The buoyant force ($F_b$) depends on the density of the fluid ($\rho_f$), the volume of the displaced fluid ($V_d$), and gravity ($g$): $F_b = \rho_f V_d g$.

       Weight (W)
          |
          v
      +-------+
      |       |
      | Object|  <-- Buoyant Force (Fb) acting upwards
      |       |
      +-------+
      (Fluid)

(Diagram: Illustrating the opposing forces of Weight and Buoyant Force)

Working / Process

1. Determining Fluid Pressure

Identify the density of the fluid and the depth at which you want to measure the pressure.
Multiply the fluid density, gravitational acceleration (9.81 m/s²), and the vertical depth to find the hydrostatic pressure.

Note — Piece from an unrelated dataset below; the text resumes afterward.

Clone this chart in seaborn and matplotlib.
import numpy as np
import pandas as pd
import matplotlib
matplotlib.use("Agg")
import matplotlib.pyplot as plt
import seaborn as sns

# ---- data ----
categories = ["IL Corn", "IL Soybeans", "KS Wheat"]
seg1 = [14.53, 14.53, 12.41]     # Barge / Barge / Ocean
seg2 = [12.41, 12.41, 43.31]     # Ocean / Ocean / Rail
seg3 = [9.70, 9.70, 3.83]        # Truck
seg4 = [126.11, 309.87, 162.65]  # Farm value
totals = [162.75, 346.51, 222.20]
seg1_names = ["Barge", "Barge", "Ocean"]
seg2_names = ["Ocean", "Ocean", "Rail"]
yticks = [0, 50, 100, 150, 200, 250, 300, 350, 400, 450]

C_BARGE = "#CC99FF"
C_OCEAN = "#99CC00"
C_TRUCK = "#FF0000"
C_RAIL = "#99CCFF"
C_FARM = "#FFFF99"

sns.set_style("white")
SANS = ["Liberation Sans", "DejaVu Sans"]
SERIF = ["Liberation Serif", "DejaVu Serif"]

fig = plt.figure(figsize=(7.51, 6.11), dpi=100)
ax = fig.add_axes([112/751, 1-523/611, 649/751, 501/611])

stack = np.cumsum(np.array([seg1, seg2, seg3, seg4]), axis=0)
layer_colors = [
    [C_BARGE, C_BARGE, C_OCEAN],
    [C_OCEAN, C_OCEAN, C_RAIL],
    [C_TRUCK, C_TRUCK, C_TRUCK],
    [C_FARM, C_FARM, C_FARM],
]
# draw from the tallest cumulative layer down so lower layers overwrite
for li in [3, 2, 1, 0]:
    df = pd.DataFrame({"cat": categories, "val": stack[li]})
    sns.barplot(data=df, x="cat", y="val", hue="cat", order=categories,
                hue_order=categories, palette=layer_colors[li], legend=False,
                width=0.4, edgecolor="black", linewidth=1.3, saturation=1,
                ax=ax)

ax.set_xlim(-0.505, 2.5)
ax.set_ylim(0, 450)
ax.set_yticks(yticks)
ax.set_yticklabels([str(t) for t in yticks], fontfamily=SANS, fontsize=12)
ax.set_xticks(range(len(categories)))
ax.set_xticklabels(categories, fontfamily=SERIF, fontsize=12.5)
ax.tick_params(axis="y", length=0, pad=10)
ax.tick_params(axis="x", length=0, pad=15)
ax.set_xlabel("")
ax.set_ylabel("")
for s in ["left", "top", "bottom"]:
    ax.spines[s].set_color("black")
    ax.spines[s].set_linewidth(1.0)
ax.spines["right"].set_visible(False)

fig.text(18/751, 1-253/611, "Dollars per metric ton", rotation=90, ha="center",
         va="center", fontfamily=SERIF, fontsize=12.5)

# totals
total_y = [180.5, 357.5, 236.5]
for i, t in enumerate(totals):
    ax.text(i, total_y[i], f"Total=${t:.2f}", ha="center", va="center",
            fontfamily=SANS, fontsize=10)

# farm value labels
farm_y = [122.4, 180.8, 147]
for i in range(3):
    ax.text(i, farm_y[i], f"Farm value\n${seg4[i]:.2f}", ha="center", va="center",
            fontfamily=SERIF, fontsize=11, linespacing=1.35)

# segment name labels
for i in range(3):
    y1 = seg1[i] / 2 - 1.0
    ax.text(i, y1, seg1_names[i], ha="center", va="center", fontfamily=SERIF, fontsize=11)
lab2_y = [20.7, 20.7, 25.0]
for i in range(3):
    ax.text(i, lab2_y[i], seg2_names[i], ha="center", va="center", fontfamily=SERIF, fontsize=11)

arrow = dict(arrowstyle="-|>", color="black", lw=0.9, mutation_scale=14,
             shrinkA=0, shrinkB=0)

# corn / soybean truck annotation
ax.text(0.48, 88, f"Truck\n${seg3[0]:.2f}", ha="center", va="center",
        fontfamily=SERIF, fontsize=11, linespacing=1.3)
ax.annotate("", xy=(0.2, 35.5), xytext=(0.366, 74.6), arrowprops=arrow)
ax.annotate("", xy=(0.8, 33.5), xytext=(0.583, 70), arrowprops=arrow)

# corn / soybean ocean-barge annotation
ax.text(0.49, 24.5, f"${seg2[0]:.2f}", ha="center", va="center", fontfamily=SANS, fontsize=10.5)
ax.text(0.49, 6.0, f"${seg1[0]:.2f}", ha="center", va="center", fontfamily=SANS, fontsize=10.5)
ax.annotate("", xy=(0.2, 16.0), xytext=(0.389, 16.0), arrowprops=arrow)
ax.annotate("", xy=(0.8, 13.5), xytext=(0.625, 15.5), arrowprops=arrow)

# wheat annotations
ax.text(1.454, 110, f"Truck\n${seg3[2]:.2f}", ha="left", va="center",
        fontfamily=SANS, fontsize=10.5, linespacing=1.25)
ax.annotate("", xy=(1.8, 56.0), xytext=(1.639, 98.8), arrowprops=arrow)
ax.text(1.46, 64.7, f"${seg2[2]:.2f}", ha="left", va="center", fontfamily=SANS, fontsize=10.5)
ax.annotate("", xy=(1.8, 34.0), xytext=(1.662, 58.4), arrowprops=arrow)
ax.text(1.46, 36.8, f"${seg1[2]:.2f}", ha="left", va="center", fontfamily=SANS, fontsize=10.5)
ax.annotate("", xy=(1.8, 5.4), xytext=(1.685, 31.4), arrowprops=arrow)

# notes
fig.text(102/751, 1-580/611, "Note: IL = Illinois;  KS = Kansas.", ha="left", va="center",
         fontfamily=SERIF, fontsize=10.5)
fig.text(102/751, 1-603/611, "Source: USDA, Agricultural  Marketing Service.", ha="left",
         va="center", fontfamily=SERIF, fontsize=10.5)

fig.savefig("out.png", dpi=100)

2. Calculating Buoyant Force

Measure the volume of the object that is submerged under the water surface.
Multiply that submerged volume by the fluid's density and gravity to determine the total upward force acting on the object.

3. Predicting Floatation

Compare the weight of the object to the buoyant force.
If the weight is greater than the buoyant force, the object sinks. If the weight is equal to or less than the buoyant force, the object remains neutrally buoyant or floats.

Advantages / Applications

Hydraulic Braking Systems: Used in cars to multiply force, ensuring that a small push on the pedal stops a heavy vehicle.
Shipbuilding: Naval architects use buoyancy calculations to ensure ships remain stable and float while carrying heavy cargo.
Hydrometers: Used to measure the specific gravity of liquids, such as testing the battery acid in a car or sugar content in wine.

Summary

Hydrostatics and buoyancy explain how fluids behave when stationary and how they support submerged objects through pressure and displacement. Hydrostatics focuses on the linear increase of pressure with depth, while buoyancy relies on the displacement of fluid volume to generate an upward lift. These concepts are essential for understanding engineering systems like hydraulics, marine navigation, and material density testing. Key terms: Pressure, Density, Buoyancy, Displacement, and Pascal's Law.